The Unicode/UTF-8 locales support Unicode 4.0. The en_US.UTF-8 locale provides multiscript processing support by using UTF-8 as its codeset. This locale handles processing of input and output text in multiple scripts, and was the first locale with this capability in the Oracle Solaris operating system. The capabilities of other UTF-8 locales are similar to those of en_us.UTF-8. The discussion of en_US.UTF-8 that follows applies equally to these locales.
UTF-8 is a file-system safe Universal Character Set Transformation Format of Unicode/ISO/IEC 10646-1 formulated by X/Open-Uniforum Joint Internationalization Working Group (XoJIG) in 1992 and approved by ISO and IEC, as Amendment 2 to ISO/IEC 10646-1:1993 in 1996. This standard has been adopted by the Unicode Consortium, the International Standards Organization, and the International Electrotechnical Commission as a part of Unicode 4.0 and ISO/IEC 10646-1.
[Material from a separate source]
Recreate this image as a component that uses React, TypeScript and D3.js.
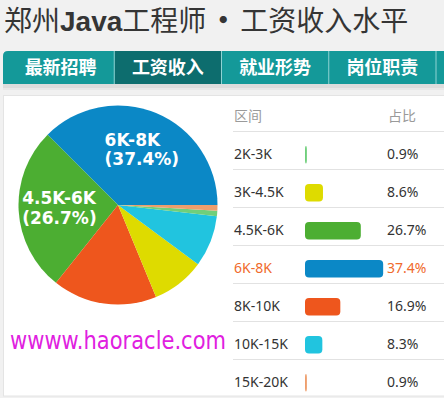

Unicode locales in the Oracle Solaris environment support the processing of every code point value that is defined in Unicode 4.0 and ISO/IEC 10646-1 and 10646-2. Supported scripts include pan-European and Asian scripts and also complex text layout scripts for the Arabic, Hebrew, Indic, and Thai languages.
Some Unicode locales, notably the Asian locales, include more Kanji or Hanzi glyphs.
Due to limited font resources, the current Oracle Solaris Unicode locales include character glyphs from the following character sets.
ISO 8859-1 (most Western European languages, such as English, French, Spanish, and German)
ISO 8859-2 (most Central European languages, such as Czech, Polish, and Hungarian)
ISO 8859-6 (Arabic, including many more presentation-form character glyphs)
ISO 8859-9 (Turkish)
TIS 620.2533 (Thai, including many more presentation-form character glyphs)
ISO 8859–15 (most Western European languages with euro sign)
KSC 5601–1992 Annex 3 (Korean)
HKSCS (Traditional Chinese, Hong Kong)
IS 13194.1991, also known as ISCII (Hindi, including many more presentation-form character glyphs)
If you try to view characters for which the en_US.UTF-8 locale does not have corresponding glyphs, the locale displays a no-glyph glyph instead, as shown in the following illustration:
The locale is selectable at installation time and may be designated as the system default locale.
The same level of en_US.UTF-8 locale support is provided for both 64-bit and 32-bit Oracle Solaris systems.
Motif and CDE desktop applications and libraries support the en_US.UTF-8 locale. However, XView™ and OLIT libraries do not support the en_US.UTF-8 locale.